Exercise description | Repeat what the lines below say, word for word, and skip every image.

Supplied material |
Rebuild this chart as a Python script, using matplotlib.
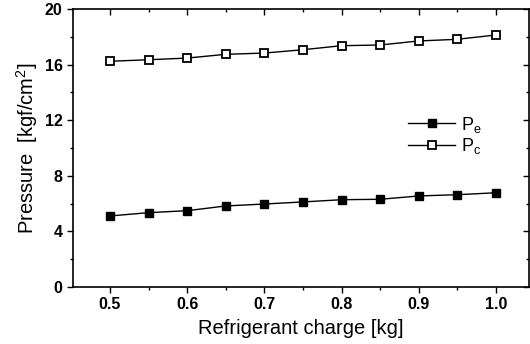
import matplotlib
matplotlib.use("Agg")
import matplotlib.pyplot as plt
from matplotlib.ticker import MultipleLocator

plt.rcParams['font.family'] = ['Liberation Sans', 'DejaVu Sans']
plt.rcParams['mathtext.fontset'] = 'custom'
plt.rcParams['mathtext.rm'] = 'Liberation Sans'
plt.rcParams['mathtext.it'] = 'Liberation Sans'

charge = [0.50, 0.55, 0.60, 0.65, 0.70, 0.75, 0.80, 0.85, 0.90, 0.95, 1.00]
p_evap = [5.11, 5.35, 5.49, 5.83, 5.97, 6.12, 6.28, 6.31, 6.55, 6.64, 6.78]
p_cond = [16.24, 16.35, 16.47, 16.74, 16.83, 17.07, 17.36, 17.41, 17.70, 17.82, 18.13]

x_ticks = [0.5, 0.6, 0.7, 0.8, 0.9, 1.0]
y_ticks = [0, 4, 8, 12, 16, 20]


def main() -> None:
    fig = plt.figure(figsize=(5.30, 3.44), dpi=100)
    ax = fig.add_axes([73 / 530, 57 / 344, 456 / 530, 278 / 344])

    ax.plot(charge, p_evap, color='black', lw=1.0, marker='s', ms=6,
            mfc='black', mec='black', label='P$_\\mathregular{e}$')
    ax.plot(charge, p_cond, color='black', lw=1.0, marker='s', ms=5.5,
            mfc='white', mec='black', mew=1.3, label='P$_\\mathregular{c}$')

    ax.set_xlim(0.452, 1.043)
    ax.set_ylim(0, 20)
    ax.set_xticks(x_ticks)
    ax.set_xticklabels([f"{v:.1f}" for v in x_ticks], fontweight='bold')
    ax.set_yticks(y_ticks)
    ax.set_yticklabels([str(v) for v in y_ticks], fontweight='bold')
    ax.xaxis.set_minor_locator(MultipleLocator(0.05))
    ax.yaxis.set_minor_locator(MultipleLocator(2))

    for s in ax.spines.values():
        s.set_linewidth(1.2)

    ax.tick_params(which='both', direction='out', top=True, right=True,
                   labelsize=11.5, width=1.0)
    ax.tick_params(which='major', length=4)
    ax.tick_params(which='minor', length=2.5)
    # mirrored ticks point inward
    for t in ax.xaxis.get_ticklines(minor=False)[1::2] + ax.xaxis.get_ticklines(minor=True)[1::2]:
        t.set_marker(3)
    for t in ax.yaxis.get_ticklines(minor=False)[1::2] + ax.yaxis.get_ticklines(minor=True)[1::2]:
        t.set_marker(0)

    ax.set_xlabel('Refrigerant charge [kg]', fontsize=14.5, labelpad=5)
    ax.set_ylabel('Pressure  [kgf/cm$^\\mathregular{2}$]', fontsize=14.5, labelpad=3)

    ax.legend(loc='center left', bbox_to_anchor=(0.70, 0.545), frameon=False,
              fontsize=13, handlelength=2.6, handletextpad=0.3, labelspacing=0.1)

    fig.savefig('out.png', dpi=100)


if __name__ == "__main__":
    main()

In response |
Rebuild this chart as a Python script, using matplotlib.
import matplotlib
matplotlib.use("Agg")
import matplotlib.pyplot as plt
from matplotlib.ticker import MultipleLocator

plt.rcParams['font.family'] = ['Liberation Sans', 'DejaVu Sans']
plt.rcParams['mathtext.fontset'] = 'custom'
plt.rcParams['mathtext.rm'] = 'Liberation Sans'
plt.rcParams['mathtext.it'] = 'Liberation Sans'

charge = [0.50, 0.55, 0.60, 0.65, 0.70, 0.75, 0.80, 0.85, 0.90, 0.95, 1.00]
p_evap = [5.11, 5.35, 5.49, 5.83, 5.97, 6.12, 6.28, 6.31, 6.55, 6.64, 6.78]
p_cond = [16.24, 16.35, 16.47, 16.74, 16.83, 17.07, 17.36, 17.41, 17.70, 17.82, 18.13]

x_ticks = [0.5, 0.6, 0.7, 0.8, 0.9, 1.0]
y_ticks = [0, 4, 8, 12, 16, 20]


def main() -> None:
    fig = plt.figure(figsize=(5.30, 3.44), dpi=100)
    ax = fig.add_axes([73 / 530, 57 / 344, 456 / 530, 278 / 344])

    ax.plot(charge, p_evap, color='black', lw=1.0, marker='s', ms=6,
            mfc='black', mec='black', label='P$_\\mathregular{e}$')
    ax.plot(charge, p_cond, color='black', lw=1.0, marker='s', ms=5.5,
            mfc='white', mec='black', mew=1.3, label='P$_\\mathregular{c}$')

    ax.set_xlim(0.452, 1.043)
    ax.set_ylim(0, 20)
    ax.set_xticks(x_ticks)
    ax.set_xticklabels([f"{v:.1f}" for v in x_ticks], fontweight='bold')
    ax.set_yticks(y_ticks)
    ax.set_yticklabels([str(v) for v in y_ticks], fontweight='bold')
    ax.xaxis.set_minor_locator(MultipleLocator(0.05))
    ax.yaxis.set_minor_locator(MultipleLocator(2))

    for s in ax.spines.values():
        s.set_linewidth(1.2)

    ax.tick_params(which='both', direction='out', top=True, right=True,
                   labelsize=11.5, width=1.0)
    ax.tick_params(which='major', length=4)
    ax.tick_params(which='minor', length=2.5)
    # mirrored ticks point inward
    for t in ax.xaxis.get_ticklines(minor=False)[1::2] + ax.xaxis.get_ticklines(minor=True)[1::2]:
        t.set_marker(3)
    for t in ax.yaxis.get_ticklines(minor=False)[1::2] + ax.yaxis.get_ticklines(minor=True)[1::2]:
        t.set_marker(0)

    ax.set_xlabel('Refrigerant charge [kg]', fontsize=14.5, labelpad=5)
    ax.set_ylabel('Pressure  [kgf/cm$^\\mathregular{2}$]', fontsize=14.5, labelpad=3)

    ax.legend(loc='center left', bbox_to_anchor=(0.70, 0.545), frameon=False,
              fontsize=13, handlelength=2.6, handletextpad=0.3, labelspacing=0.1)

    fig.savefig('out.png', dpi=100)


if __name__ == "__main__":
    main()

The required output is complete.